EVERETT — Gov. Jay Inslee conceded Tuesday that elected officials have largely done everything they can to entice the Boeing Co. to build the new 777X jetliner in Washington and to get the company and Machinists union to reach a contract agreement.
Negotiations between the two sides broke off last week after Boeing’s latest offer was rejected by local union leaders, whose decision put them at odds with the national leadership of the International Association of Machinists and Aerospace Workers.
“There has not been any progress to report,” said Inslee, who continues talking with both sides. “I’d love to make some news.”
Neither side has ruled out future talks.
Boeing is paring the list of possible sites for 777X fabrication and final assembly this week, Boeing Commercial Airplanes CEO Ray Conner said in an email to employees Tuesday.

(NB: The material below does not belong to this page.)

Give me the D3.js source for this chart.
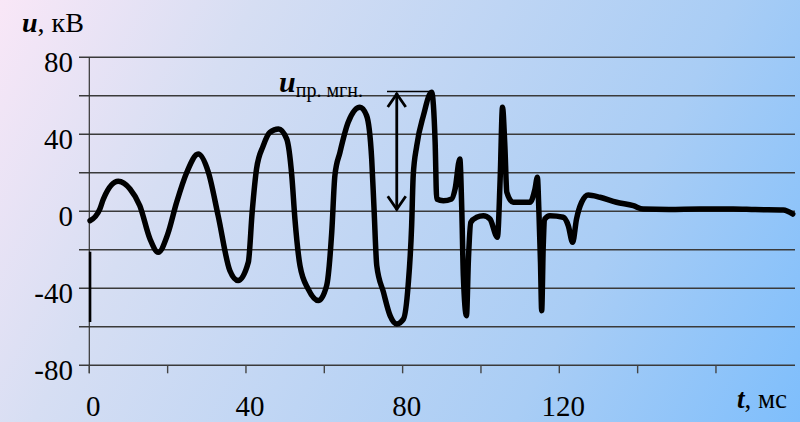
<!DOCTYPE html>
<html>
<head>
<meta charset="utf-8">
<script src="https://cdn.jsdelivr.net/npm/d3@7"></script>
<style>
  html, body { margin: 0; padding: 0; }
  svg { display: block; }
</style>
</head>
<body>
<svg id="chart" width="800" height="422" font-family="'Liberation Serif', 'Times New Roman', Tinos, 'DejaVu Serif', 'Noto Serif', serif"></svg>
<script>
// time, ms
const tValues = [0.2, 2.7, 3.6, 7.4, 10.4, 12.9, 15.5, 17.6, 20.0, 22.3, 24.9, 27.8, 30.4, 32.9, 35.9, 38.0,
  40.6, 41.6, 42.7, 44.4, 46.1, 48.3, 50.4, 51.7, 52.5, 53.8, 55.9, 58.5, 60.6, 61.9, 62.7, 64.0, 66.1,
  69.1, 70.8, 72.1, 72.7, 73.4, 75.1, 76.8, 78.5, 80.2, 81.4, 82.3, 82.7, 83.6, 85.3, 87.4, 88.3, 88.7,
  90.4, 92.5, 93.4, 94.6, 95.1, 95.5, 96.3, 96.8, 97.4, 98.9, 100.6, 102.3, 104.2, 104.9, 105.5, 106.1,
  106.6, 108.2, 112.5, 113.8, 114.4, 114.8, 115.2, 115.5, 115.9, 116.3, 117.6, 121.0, 122.3, 123.4,
  124.4, 125.7, 127.4, 130.4, 134.6, 138.9, 141.4, 148.0, 155.9, 164.4, 170.0, 177.2, 179.6];
// voltage, kV
const uValues = [-4.9, 1.2, 6.4, 15.6, 11.6, 2.9, -14.4, -21.3, -12.0, 4.7, 20.3, 29.8, 20.3, -2.3, -30.9, -36.0,
  -26.5, 0.0, 22.0, 34.0, 41.0, 42.8, 37.6, 18.5, -4.0, -28.3, -40.4, -46.4, -38.6, -10.9, 18.5, 30.6, 46.2,
  54.0, 49.7, 27.2, 1.2, -28.3, -42.0, -54.2, -58.5, -56.0, -38.6, -7.5, 18.5, 34.0, 49.7, 61.8, 35.8, 6.4,
  5.5, 6.4, 11.6, 27.2, 1.2, -33.5, -54.2, -24.8, -5.7, -3.1, -2.3, -4.0, -13.5, 16.8, 54.0, 34.0,
  9.9, 4.7, 4.7, 11.6, 17.7, -0.5, -26.5, -51.6, -17.9, -4.0, -2.3, -3.1, -7.5, -16.1,
  -4.0, 4.7, 8.5, 7.3, 4.7, 2.9, 1.2, 1.0, 1.2, 1.2, 0.9, 0.7, -1.4];
// short stray trace at the very start
const strayT = [0.2, 0.2];
const strayU = [-21, -57.5];

const yTicks = [-80, -60, -40, -20, 0, 20, 40, 60, 80];
const yLabels = [-80, -40, 0, 40, 80];
const xTicks = [0, 20, 40, 60, 80, 100, 120, 140, 160];
const xLabels = [0, 40, 80, 120];
// instantaneous breakdown voltage marker
const markT = 78.5;
const markU = 62;

const svg = d3.select('#chart');
const W = 800, H = 422;

// background gradient
const defs = svg.append('defs');
const grad = defs.append('linearGradient')
  .attr('id', 'bg')
  .attr('gradientUnits', 'userSpaceOnUse')
  .attr('x1', 0).attr('y1', 0).attr('x2', W).attr('y2', H);
[['0', '#f9e7f7'], ['0.25', '#d6def3'], ['0.72', '#a9cdf5'], ['1', '#7ebefc']].forEach(function(s) {
  grad.append('stop').attr('offset', s[0]).attr('stop-color', s[1]);
});
svg.append('rect').attr('width', W).attr('height', H).attr('fill', 'url(#bg)');

const x = d3.scaleLinear().domain([0, 180]).range([89.3, 794.3]);
const y = d3.scaleLinear().domain([-80, 80]).range([365.3, 57.3]);

// horizontal grid
svg.append('g')
  .selectAll('line')
  .data(yTicks)
  .join('line')
  .attr('x1', 79).attr('x2', 795)
  .attr('y1', d => y(d)).attr('y2', d => y(d))
  .attr('stroke', '#3a3a3a')
  .attr('stroke-width', 1.4);

// y axis line
svg.append('line')
  .attr('x1', x(0)).attr('x2', x(0))
  .attr('y1', y(80)).attr('y2', y(-80) + 8)
  .attr('stroke', '#333').attr('stroke-width', 1.2);

// x ticks
svg.append('g')
  .selectAll('line')
  .data(xTicks)
  .join('line')
  .attr('x1', d => x(d)).attr('x2', d => x(d))
  .attr('y1', y(-80)).attr('y2', y(-80) + 8)
  .attr('stroke', '#444').attr('stroke-width', 1.4);

// tick labels
svg.append('g')
  .selectAll('text')
  .data(yLabels)
  .join('text')
  .attr('x', 73)
  .attr('y', d => y(d) + 15)
  .attr('text-anchor', 'end')
  .attr('font-size', 29)
  .text(d => d);

svg.append('g')
  .selectAll('text')
  .data(xLabels)
  .join('text')
  .attr('x', d => x(d) + 4)
  .attr('y', 416)
  .attr('text-anchor', 'middle')
  .attr('font-size', 29)
  .text(d => d);

// axis titles
const yTitle = svg.append('text').attr('x', 22).attr('y', 32).attr('font-size', 28);
yTitle.append('tspan').attr('font-style', 'italic').attr('font-weight', 'bold').text('u');
yTitle.append('tspan').text(', кВ');

const xTitle = svg.append('text').attr('x', 787).attr('y', 408).attr('font-size', 27).attr('text-anchor', 'end');
xTitle.append('tspan').attr('font-style', 'italic').attr('font-weight', 'bold').text('t');
xTitle.append('tspan').text(', мс');

// voltage trace
const line = d3.line()
  .x(d => x(d[0]))
  .y(d => y(d[1]))
  .curve(d3.curveMonotoneX);

const trace = tValues.map((t, i) => [t, uValues[i]]);
svg.append('path')
  .attr('d', line(trace))
  .attr('fill', 'none')
  .attr('stroke', '#000')
  .attr('stroke-width', 5.5)
  .attr('stroke-linejoin', 'round')
  .attr('stroke-linecap', 'round');

svg.append('path')
  .attr('d', d3.line().x(d => x(d[0])).y(d => y(d[1]))(strayT.map((t, i) => [t, strayU[i]])))
  .attr('stroke', '#000')
  .attr('stroke-width', 2.5);

// annotation: double arrow and label
const ax = x(markT);
const yTop = y(markU), yBot = y(0);
const arrow = svg.append('g').attr('stroke', '#000').attr('stroke-width', 2.8).attr('fill', 'none');
arrow.append('line').attr('x1', ax).attr('x2', ax).attr('y1', yTop + 1).attr('y2', yBot - 1);
arrow.append('path').attr('d', `M${ax - 9},${yTop + 15}L${ax},${yTop + 2}L${ax + 9},${yTop + 15}`);
arrow.append('path').attr('d', `M${ax - 9},${yBot - 15}L${ax},${yBot - 2}L${ax + 9},${yBot - 15}`);

svg.append('line')
  .attr('x1', 387).attr('x2', x(87.4))
  .attr('y1', yTop - 0.5).attr('y2', yTop - 0.5)
  .attr('stroke', '#000').attr('stroke-width', 1.5);

const ann = svg.append('text').attr('x', 279).attr('y', 92);
ann.append('tspan').attr('font-style', 'italic').attr('font-weight', 'bold').attr('font-size', 30).text('u');
ann.append('tspan').attr('font-size', 20).attr('dy', 5).text('пр. мгн.');
</script>
</body>
</html>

The company received bids for 54 sites in 22 states last week and will make a final decision by early next year.
After Machinists rejected a Boeing contract offer last month, the company requested bids of economic incentives from states for placing its 777X line. The requests came with a nondisclosure agreement. Fearful of jeopardizing their states’ chances, public officials across the country have been mostly silent when asked about the bids.
Washington’s bid is based largely on a tax incentive package worth an estimated $8.7 billion to Boeing over 16 years and increased investment in workforce training. The Legislature passed both measures last month at the urging of Boeing and the Machinists union.

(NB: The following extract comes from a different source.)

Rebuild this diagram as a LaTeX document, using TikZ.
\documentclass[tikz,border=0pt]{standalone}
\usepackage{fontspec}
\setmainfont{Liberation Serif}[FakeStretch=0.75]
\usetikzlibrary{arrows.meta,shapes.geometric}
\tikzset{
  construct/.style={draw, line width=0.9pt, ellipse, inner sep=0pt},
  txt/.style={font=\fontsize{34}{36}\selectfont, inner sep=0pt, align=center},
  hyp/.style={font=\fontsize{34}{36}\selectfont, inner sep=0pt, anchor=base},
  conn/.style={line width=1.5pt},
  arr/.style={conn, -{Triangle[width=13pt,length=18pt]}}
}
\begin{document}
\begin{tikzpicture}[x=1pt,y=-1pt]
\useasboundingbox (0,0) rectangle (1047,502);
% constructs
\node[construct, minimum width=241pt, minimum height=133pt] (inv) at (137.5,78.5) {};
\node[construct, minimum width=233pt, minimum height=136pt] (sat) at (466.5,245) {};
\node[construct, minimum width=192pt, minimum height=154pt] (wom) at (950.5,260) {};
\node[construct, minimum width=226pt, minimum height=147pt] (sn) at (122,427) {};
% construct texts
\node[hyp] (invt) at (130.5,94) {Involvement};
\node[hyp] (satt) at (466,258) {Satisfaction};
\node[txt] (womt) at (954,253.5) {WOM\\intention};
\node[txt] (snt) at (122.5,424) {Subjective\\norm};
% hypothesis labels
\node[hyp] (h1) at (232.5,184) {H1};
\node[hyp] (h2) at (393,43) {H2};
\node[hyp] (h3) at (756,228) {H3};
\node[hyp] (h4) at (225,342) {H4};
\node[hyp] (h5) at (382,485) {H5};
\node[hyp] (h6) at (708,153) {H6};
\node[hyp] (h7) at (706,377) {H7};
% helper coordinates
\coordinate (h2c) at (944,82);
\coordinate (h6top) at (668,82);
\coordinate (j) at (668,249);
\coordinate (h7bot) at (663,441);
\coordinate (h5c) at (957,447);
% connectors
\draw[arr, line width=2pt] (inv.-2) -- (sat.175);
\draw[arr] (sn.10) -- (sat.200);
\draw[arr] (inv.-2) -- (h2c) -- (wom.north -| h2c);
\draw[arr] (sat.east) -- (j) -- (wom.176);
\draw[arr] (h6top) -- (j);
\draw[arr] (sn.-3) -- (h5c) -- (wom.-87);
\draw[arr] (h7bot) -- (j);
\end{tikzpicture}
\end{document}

There is “no huge, significant legislative activity required by our offer” outlined in the formal response to Boeing’s more recent request for proposals, Inslee said in an editorial board interview at The Daily Herald on Tuesday.

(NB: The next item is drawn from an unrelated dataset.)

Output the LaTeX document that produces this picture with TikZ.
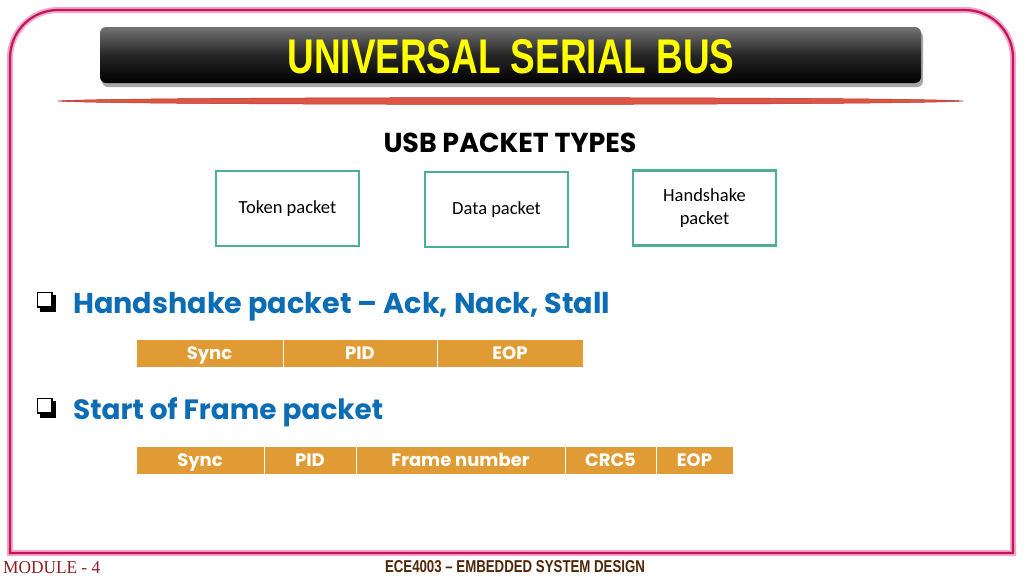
\documentclass[tikz,border=0pt]{standalone}
\usepackage{fontspec}
\setmainfont{Poppins}
\newfontfamily\calib{Carlito}
\newfontfamily\arialf{Liberation Sans}
\newfontfamily\timesf{Liberation Serif}
\usepackage{graphicx}
\definecolor{crimson}{HTML}{C0174E}
\definecolor{glow}{HTML}{F2A6D6}
\definecolor{lensred}{HTML}{DE5546}
\definecolor{lensdark}{HTML}{B0332A}
\definecolor{teal}{HTML}{4CAF95}
\definecolor{gold}{HTML}{E09B35}
\definecolor{bulletblue}{HTML}{0C6DB4}
\definecolor{modred}{HTML}{8E1E22}
\definecolor{ecebrown}{HTML}{4F2708}
\definecolor{titleyellow}{HTML}{FFFF00}
\tikzset{
  typebox/.style={draw=teal, line width=2.6pt, minimum width=143pt, minimum height=75pt, inner sep=0pt, font=\calib\fontsize{18.5}{23}\selectfont, align=center},
  cell/.style={fill=gold, draw=white, line width=1pt, minimum height=28pt, inner sep=0pt, text height=17pt, text depth=4pt, text=white, font=\bfseries\fontsize{18}{20}\selectfont},
  bullettext/.style={anchor=base west, inner sep=0pt, text=bulletblue, font=\bfseries},
}
\begin{document}
\begin{tikzpicture}[x=1pt,y=-1pt]
\useasboundingbox (0,0) rectangle (1024,576);
\fill[white] (0,0) rectangle (1024,576);
% outer frame
\draw[glow, line width=6pt] (1013,553) -- (10,553) -- (10,300) [rounded corners=48pt] -- (10,10) -- (1013,10) -- (1013,300) [sharp corners] -- (1013,553) -- cycle;
\draw[crimson, line width=2.2pt] (1013,553) -- (10,553) -- (10,300) [rounded corners=48pt] -- (10,10) -- (1013,10) -- (1013,300) [sharp corners] -- (1013,553) -- cycle;
% title bar
\fill[black!35, rounded corners=6pt] (102,31) rectangle (923,87);
\shade[top color=black!55, bottom color=black, middle color=black!85, rounded corners=6pt] (100,27) rectangle (921,83);
\node[inner sep=0pt, text=titleyellow] (title) at (511,57) {\resizebox{447pt}{34pt}{\arialf\bfseries UNIVERSAL SERIAL BUS}};
% red lens line
\filldraw[fill=lensred, draw=lensdark, line width=0.5pt] (58,101) .. controls (110,96.5) and (910,96.5) .. (963,101) .. controls (910,105.5) and (110,105.5) .. (58,101) -- cycle;
% subtitle
\node[inner sep=0pt] (types) at (510,142.5) {\resizebox{253pt}{19.5pt}{\bfseries USB PACKET TYPES}};
% packet type boxes
\node[typebox] (token) at (287.5,208.5) {Token packet};
\node[typebox] (data) at (496.5,209.5) {Data packet};
\node[typebox] (hand) at (704.5,208) {Handshake\\packet};
% bullets
\fill[black] (39.5,294.5) rectangle (55.5,311.5);
\draw[black, fill=white, line width=1.2pt] (37.5,292.5) rectangle (52,307);
\node[bullettext] (b1) at (73,313) {\resizebox{537pt}{!}{Handshake packet – Ack, Nack, Stall}};
\fill[black] (39.5,400.5) rectangle (55.5,417.5);
\draw[black, fill=white, line width=1.2pt] (37.5,398.5) rectangle (52,413);
\node[bullettext] (b2) at (73,419) {\resizebox{310pt}{!}{Start of Frame packet}};
% handshake packet table
\node[cell, minimum width=147pt] (h1) at (209.5,353) {Sync};
\node[cell, minimum width=154pt] (h2) at (360,353) {PID};
\node[cell, minimum width=146pt] (h3) at (510,353) {EOP};
% SOF table
\node[cell, minimum width=128pt] (s1) at (200,460) {Sync};
\node[cell, minimum width=92pt] (s2) at (310,460) {PID};
\node[cell, minimum width=209pt] (s3) at (460.5,460) {Frame number};
\node[cell, minimum width=91pt] (s4) at (610.5,460) {CRC5};
\node[cell, minimum width=77pt] (s5) at (694.5,460) {EOP};
% footer
\node[inner sep=0pt, anchor=base west, text=modred] (module) at (3,573) {\resizebox{97pt}{12pt}{\timesf MODULE - 4}};
\node[inner sep=0pt, anchor=base, text=ecebrown] (course) at (515,572) {\resizebox{260pt}{12pt}{\arialf\bfseries ECE4003 – EMBEDDED SYSTEM DESIGN}};
\end{tikzpicture}
\end{document}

He would, however, like to be able to tell the Chicago-based company that the state has approved a transportation package, he said.
But Democrats and Republicans in the Legislature still appear too far apart to make that happen before Boeing makes up its mind the 777X. The regular legislative session begins Jan. 13. Boeing has said it will make a decision early in 2014.
Inslee continues to talk every day with both sides, but “I’m not in control of the negotiations,” he said. “I’m just the governor.”
He is part of a chorus that includes many high-profile elected officials, national union representatives and many rank-and-file union members calling for District 751 leaders to send Boeing’s offer to a vote by members.
Inslee, a Democrat, hasn’t taken a position on the contract proposal, trying to balance relations with private business and organized labor.
This week, some labor leaders, including state Rep. Mike Sells, D-Everett, expressed dismay with politicians, including Inslee, who have called for a contract vote by the roughly 31,000 Machinists who work for Boeing in Washington and Oregon.
“I would suggest that those self-same politicians with a pension give it up for a 401(k) and put their money where their mouth is,” Sells wrote Saturday on his Facebook page, which is accessible only to his friends on the social network. He is also a leader of the Snohomish County Labor Council.
Democrats aren’t the only ones publicly feuding over the contract negotiations between Boeing and Machinists. Union officials and members are openly divided as well.
District 751 President Tom Wroblewski has not budged after his decision to reject what the company called its “best and final counter-proposal” last Thursday.
Conner’s email confirmed that the company pushed union leaders to recommend a yes vote to members.
But that was asking too much, Wroblewski said after talks ended last week. The talks included local and national representatives of the IAM and Boeing Commercial Airplanes at its offices in Renton.
Tuesday’s email from Conner clarifies what happened. Wroblewski has said that the company withdrew the offer when told the union’s leadership would not endorse its passage. Boeing said the union had outright rejected the offer but declined to confirm Wroblewski’s description of a stipulation.
“We were sincere in asking for the union leadership’s commitment to support our improved final proposal as a tentative agreement that would be taken to a vote by IAM members with a recommendation for approval,” Conner said.
Boeing’s offer is still on the table, he said.
“We would not back away from an offer we made in good faith to our team. It was a rejection, plain and simple, and we now have to turn and face the reality of the union leadership’s final decision,” Conner said in his message.
If approved, the latest proposal would retain the current wage advancement schedule, keep 737 MAX production in Renton until 2024, improve dental coverage, pay out an additional $5,000 lump sum in 2020 and better define 777X work that would remain in the area as part of the agreement.
Besides the requirement for a yes recommendation, Wroblewski said, he didn’t take the offer to members because it is too similar to one overwhelmingly rejected by union members in mid-November.
But representatives for the national IAM leadership — called the “International” because it has affiliates in the U.S. and Canada — have publicly supported letting District 751 members vote on the contract.
An IAM national spokesman, Frank Larkin, said it isn’t clear that Boeing is requiring a recommendation to approve the contract from District 751 leaders.
“We’re all on the same side here,” Larkin said.
But the “members ultimately should have and will have the final say on this” offer, he said.
At the same time, he said it is possible that Boeing and union representatives will return to negotiations.
“What are called last, best, final offers are often followed by what’s also called last, best, final offers,” Larkin said.